5 February 2007


I am still having fun with my new camera and capturing all sorts of things which I had no hope of seeing before. There's a whole tiny world out there if we just look hard enough.
This is quite a tiny beetle, think ladybird size. Although when you see her you know she is not a ladybird, not with that shape. Ladybirds always make me think of the VW beetle, same little rounded shape, but I don't suppose I'm the first one to have had that thought. They are called VW Beetles after all.

The tell tale holes in the leaves gives a clue about the diet of this pretty beetle. I have been reliably informed she is a Leaf Eating Beetle but other than that I cannot name her.

Next up is a very small fly. I tried the obvious in the search engines "green and black banded fly" but that didn't work. It could have. After all if you type in "pink-bellied moth" it works - you get a hit. Maybe it isn't even a fly - I'm just assuming, but the more I look at her the more I think she looks mosquitoish, especially with those long legs.

She was really, really tiny, even minute, but I can't remember what type of leaf it was on. Drat. Now I am going to have to walk around with a notebook, or maybe better still a little tape recorder.

At least now I have a record of what I've seen - I don't have to try and remember while being confronted with lots of possibilities, which by the time I have looked at them all I have no hope of even remembering what the original insect looked like. It's been wiped from my brain.

I didn't fare any better with this metallic blue fly.

While I was searching I came across a website though which is really interesting. It seems to be one family's effort to study insects in their native area, (Brisbane, Australia) and their efforts are really impressive and scholarly.
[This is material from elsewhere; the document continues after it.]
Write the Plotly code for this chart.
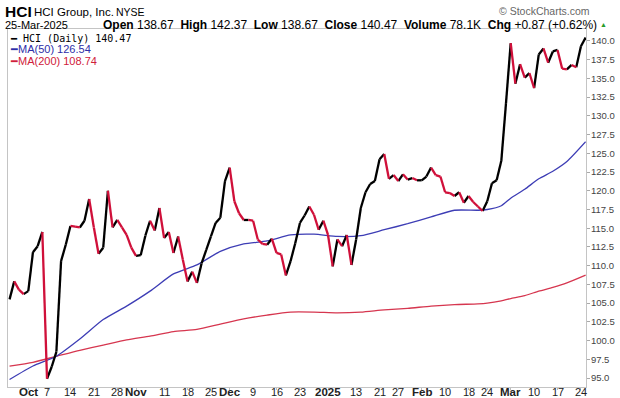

Here we have a very well camoflauged insect which I first took to be a moth. I had my doubts though because I thought I could see bug eyes, rather than antennae. It took me a while of searching through various books and in the end I found it quite by accident. It is in fact a Scolypopa australis or Passionvine Hopper and it is indeed a type of bug which sucks fluids from plants.

A book I really like is Burnum Burnum's Wild Things which is a pocket sized book that you can take bushwalking with you. Its contents are organised in an unusual way, for example flowers are listed under their colour, so that if you come across a pink flower you just look in the pink/red flower section. By necessity it only has quite common things in it but nevertheless very useful.

Lastly is this little beetle, classic lady bird shape. There is a family of them living on my Zucchini plants. I have no idea if they are good guys or bad guys but I can't see any apparent damage so they are safe for the moment. Besides I have so many zucchinis I can share.